**Problem statement**.
In the material below, please retype the lines from the very first through the one with "dashes=(2.7, 2.3), label='Riket')", exactly and without pictures.
-=-=-
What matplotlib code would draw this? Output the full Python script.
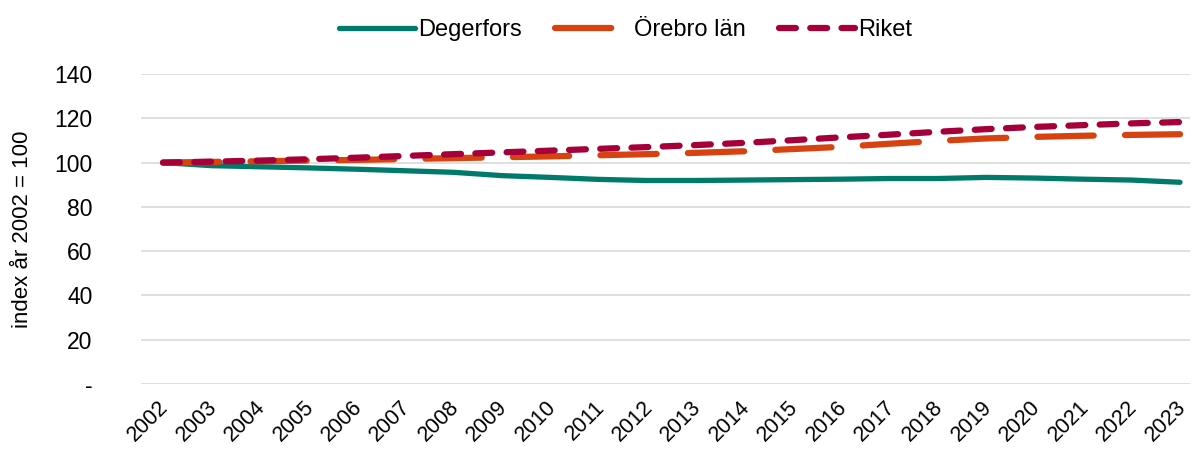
import matplotlib.pyplot as plt
import matplotlib.transforms as mtransforms
import numpy as np

plt.rcParams['font.family'] = ['Liberation Sans', 'DejaVu Sans']

years = [str(y) for y in range(2002, 2024)]
degerfors = [100, 98.6, 98.1, 97.6, 97.0, 96.3, 95.6, 94.1, 93.3, 92.4, 91.9,
             91.9, 92.1, 92.3, 92.5, 92.8, 92.8, 93.3, 93.0, 92.5, 92.1, 91.1]
orebro = [100, 100.3, 100.6, 100.9, 101.2, 101.6, 102.0, 102.4, 102.8, 103.3, 103.8,
          104.4, 105.1, 106.1, 107.1, 108.5, 109.8, 110.9, 111.6, 112.1, 112.5, 112.8]
riket = [100, 100.4, 100.9, 101.5, 102.2, 103.0, 103.8, 104.6, 105.4, 106.2, 107.0,
         107.9, 108.9, 110.1, 111.4, 112.6, 113.9, 115.1, 116.1, 116.9, 117.7, 118.3]
yticks = [0, 20, 40, 60, 80, 100, 120, 140]
ylabels = ['-', '20', '40', '60', '80', '100', '120', '140']

fig = plt.figure(figsize=(11.92, 4.53), dpi=100)
ax = fig.add_axes([141/1192, 1-384/453, (1190-141)/1192, (384-74)/453])

x = np.arange(len(years))
ax.plot(x, degerfors, color='#007a6a', lw=3.8, solid_capstyle='round', label='Degerfors')
ax.plot(x, orebro, color='#d64311', lw=4.5, dash_capstyle='round',
        dashes=(9, 5), label='Örebro län')
ax.plot(x, riket, color='#a5003a', lw=4.5, dash_capstyle='round',
        dashes=(2.7, 2.3), label='Riket')

ax.set_ylim(0, 140)
ax.set_xlim(-0.454, 21.206)
ax.set_yticks(yticks)
ax.set_yticklabels(ylabels, fontsize=16.5)
ax.set_xticks(x)
ax.set_xticklabels(years, rotation=45, ha='right', va='top', rotation_mode='anchor', fontsize=15.5)
ax.tick_params(length=0)
ax.tick_params(axis='y', pad=35)
ax.tick_params(axis='x', pad=9)
shift = mtransforms.ScaledTranslation(-5/100, 0, fig.dpi_scale_trans)
for lab in ax.get_xticklabels():
    lab.set_transform(lab.get_transform() + shift)
ax.grid(axis='y', color='#d9d9d9', lw=1.2)
ax.set_axisbelow(True)
for s in ax.spines.values():
    s.set_visible(False)
ax.set_ylabel('index år 2002 = 100', fontsize=16, labelpad=15)

ax.legend(loc='upper center', bbox_to_anchor=(0.462, 1.245), ncol=3, frameon=False,
          fontsize=17, handlelength=3.2, columnspacing=1.4, handletextpad=0.15)

plt.savefig('out.png', dpi=100)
-=-=-
**Result of the task**.
What matplotlib code would draw this? Output the full Python script.
import matplotlib.pyplot as plt
import matplotlib.transforms as mtransforms
import numpy as np

plt.rcParams['font.family'] = ['Liberation Sans', 'DejaVu Sans']

years = [str(y) for y in range(2002, 2024)]
degerfors = [100, 98.6, 98.1, 97.6, 97.0, 96.3, 95.6, 94.1, 93.3, 92.4, 91.9,
             91.9, 92.1, 92.3, 92.5, 92.8, 92.8, 93.3, 93.0, 92.5, 92.1, 91.1]
orebro = [100, 100.3, 100.6, 100.9, 101.2, 101.6, 102.0, 102.4, 102.8, 103.3, 103.8,
          104.4, 105.1, 106.1, 107.1, 108.5, 109.8, 110.9, 111.6, 112.1, 112.5, 112.8]
riket = [100, 100.4, 100.9, 101.5, 102.2, 103.0, 103.8, 104.6, 105.4, 106.2, 107.0,
         107.9, 108.9, 110.1, 111.4, 112.6, 113.9, 115.1, 116.1, 116.9, 117.7, 118.3]
yticks = [0, 20, 40, 60, 80, 100, 120, 140]
ylabels = ['-', '20', '40', '60', '80', '100', '120', '140']

fig = plt.figure(figsize=(11.92, 4.53), dpi=100)
ax = fig.add_axes([141/1192, 1-384/453, (1190-141)/1192, (384-74)/453])

x = np.arange(len(years))
ax.plot(x, degerfors, color='#007a6a', lw=3.8, solid_capstyle='round', label='Degerfors')
ax.plot(x, orebro, color='#d64311', lw=4.5, dash_capstyle='round',
        dashes=(9, 5), label='Örebro län')
ax.plot(x, riket, color='#a5003a', lw=4.5, dash_capstyle='round',
        dashes=(2.7, 2.3), label='Riket')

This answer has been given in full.